Date: 2015-01-20 11:40 am (UTC)
From: [identity profile] r-ness.livejournal.com
Well, if you're a writer selling a story about France to Americans, resisting that urge is your job.

He is writing in The Atlantic, an American magazine, after all. In English.

Moreover, your comment while true strikes me as insufficiently expansive. This restatement also seems true: "If you're a writer selling a story about France to anyone who doesn't want to read something pandering to the French, resisting that urge is your job."

I don't think there's much more market in Britain or Germany, for example, for pandering to the French than there is in the States. There may be less.

(no subject)

Date: 2015-02-26 04:07 am (UTC)
From: [identity profile] achinhibitor.livejournal.com
I really shouldn't be so bitchy about Coates. He's better positioned to provide a realistic report on this sort of trouble than most reporters because he's lived his life in situations like that.

But I do get annoyed when someone says "the job of the writer", as if "the writer" is some higher state of existence.

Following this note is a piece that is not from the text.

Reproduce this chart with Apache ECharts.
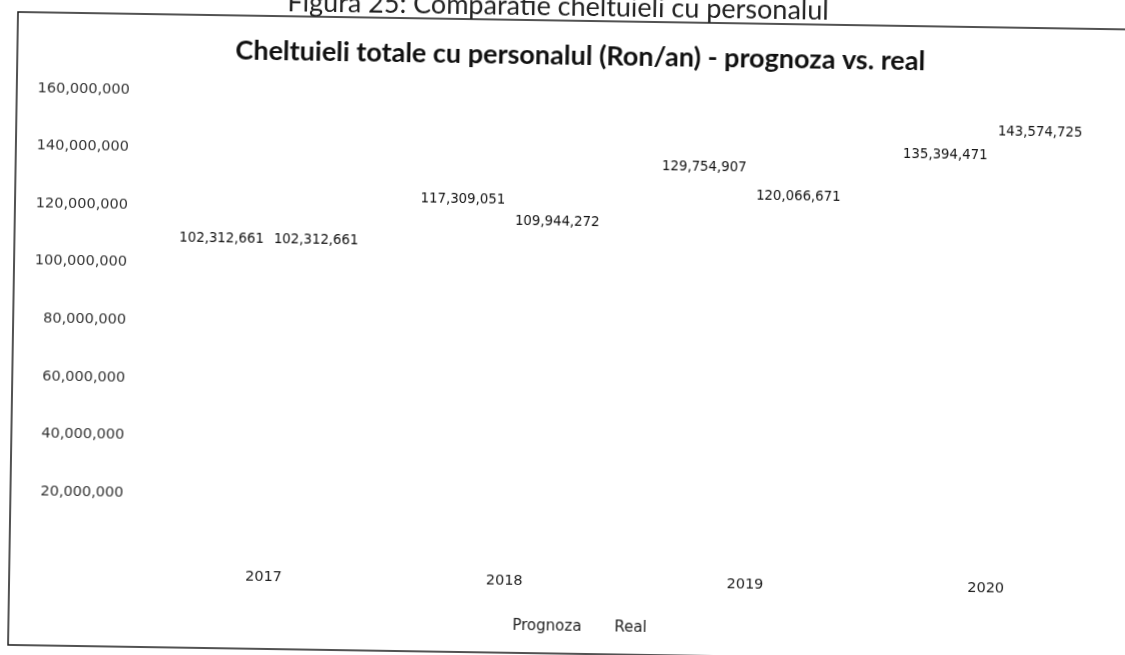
<!DOCTYPE html>
<html>
<head>
<meta charset="utf-8">
<script src="https://cdn.jsdelivr.net/npm/echarts@6/dist/echarts.min.js"></script>
<style>
  html, body { margin: 0; padding: 0; background: #ffffff; overflow: hidden; }
  #wrap { position: absolute; left: 0; top: 0; width: 1125px; height: 655px; overflow: hidden; background: #fff; }
  /* the sheet sits slightly skewed on the page */
  #chart { position: absolute; left: 0; top: -40px; width: 1180px; height: 720px;
           transform: rotate(0.9deg); transform-origin: 18px 52px; }
</style>
</head>
<body>
<div id="wrap"><div id="chart"></div></div>
<script>
// Yearly personnel costs (RON/year): forecast vs. actual
const years = ['2017', '2018', '2019', '2020'];
const prognoza = [102312661, 117309051, 129754907, 135394471];
const real = [102312661, 109944272, 120066671, 143574725];
const seriesNames = ['Prognoza', 'Real'];
const captionText = 'Figura 25: Comparatie cheltuieli cu personalul';
const titleText = 'Cheltuieli totale cu personalul (Ron/an) - prognoza vs. real';

const fmt = v => Number(v).toLocaleString('en-US');
const labelFont = 'DejaVu Sans';

const chart = echarts.init(document.getElementById('chart'), null, { renderer: 'canvas' });

const barLabel = {
  show: true,
  position: 'top',
  distance: 12,
  color: '#111',
  fontFamily: labelFont,
  fontSize: 13.3,
  formatter: p => fmt(p.value)
};

chart.setOption({
  animation: false,
  backgroundColor: 'transparent',
  graphic: [
    {
      type: 'rect',
      shape: { x: 18, y: 52, width: 1160, height: 633 },
      style: { fill: 'none', stroke: '#1a1a1a', lineWidth: 1.5 },
      silent: true
    },
    {
      type: 'text',
      x: 558, y: 52,
      style: {
        text: captionText,
        fontFamily: 'Lato', fontSize: 27,
        fill: '#222', textAlign: 'center', textVerticalAlign: 'bottom'
      },
      silent: true
    },
    {
      type: 'text',
      x: 581, y: 87,
      style: {
        text: titleText,
        fontFamily: 'Lato', fontWeight: 'bold', fontSize: 27,
        fill: '#111', textAlign: 'center', textVerticalAlign: 'middle'
      },
      silent: true
    }
  ],
  legend: {
    data: seriesNames,
    left: 504, top: 646,
    itemWidth: 8, itemHeight: 8, itemGap: 20,
    icon: 'rect',
    textStyle: { fontFamily: labelFont, fontSize: 15, color: '#222' }
  },
  grid: { left: 152, right: 65, top: 128, bottom: 131.4, containLabel: false },
  xAxis: {
    type: 'category',
    data: years,
    axisLine: { show: false },
    axisTick: { show: false },
    axisLabel: { margin: 17, fontFamily: labelFont, fontSize: 14.5, color: '#222' }
  },
  yAxis: {
    type: 'value',
    min: 0, max: 160000000, interval: 20000000,
    axisLine: { show: false },
    axisTick: { show: false },
    splitLine: { show: false },
    axisLabel: {
      showMinLabel: false,
      margin: 21,
      fontFamily: labelFont, fontSize: 14.5, color: '#333',
      formatter: v => fmt(v)
    }
  },
  series: [
    {
      name: seriesNames[0], type: 'bar', data: prognoza,
      barWidth: 86, barGap: '10%',
      itemStyle: { color: '#ffffff' },
      label: barLabel
    },
    {
      name: seriesNames[1], type: 'bar', data: real,
      barWidth: 86,
      itemStyle: { color: '#ffffff' },
      label: barLabel
    }
  ]
});
</script>
</body>
</html>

It reminds me of the people who wrote for Salon and their bio tag was "Xxx Yyy is a writer and lives in New York." as if that was the ne plus ultra of human existence. "The job of the writer" is to produce words that the editor is willing to buy...

Though oddly I haven't seen any more recent references to Coates' reporting on the situation anywhere in the intervening month. Hmmm, his latest Atlantic piece is subtitled "David Carr believed that, through the constant and forceful application of principle, a young knucklehead could bring the heavens to their knees." which is sorta amusing. But he doesn't seem to have written more about the French situation.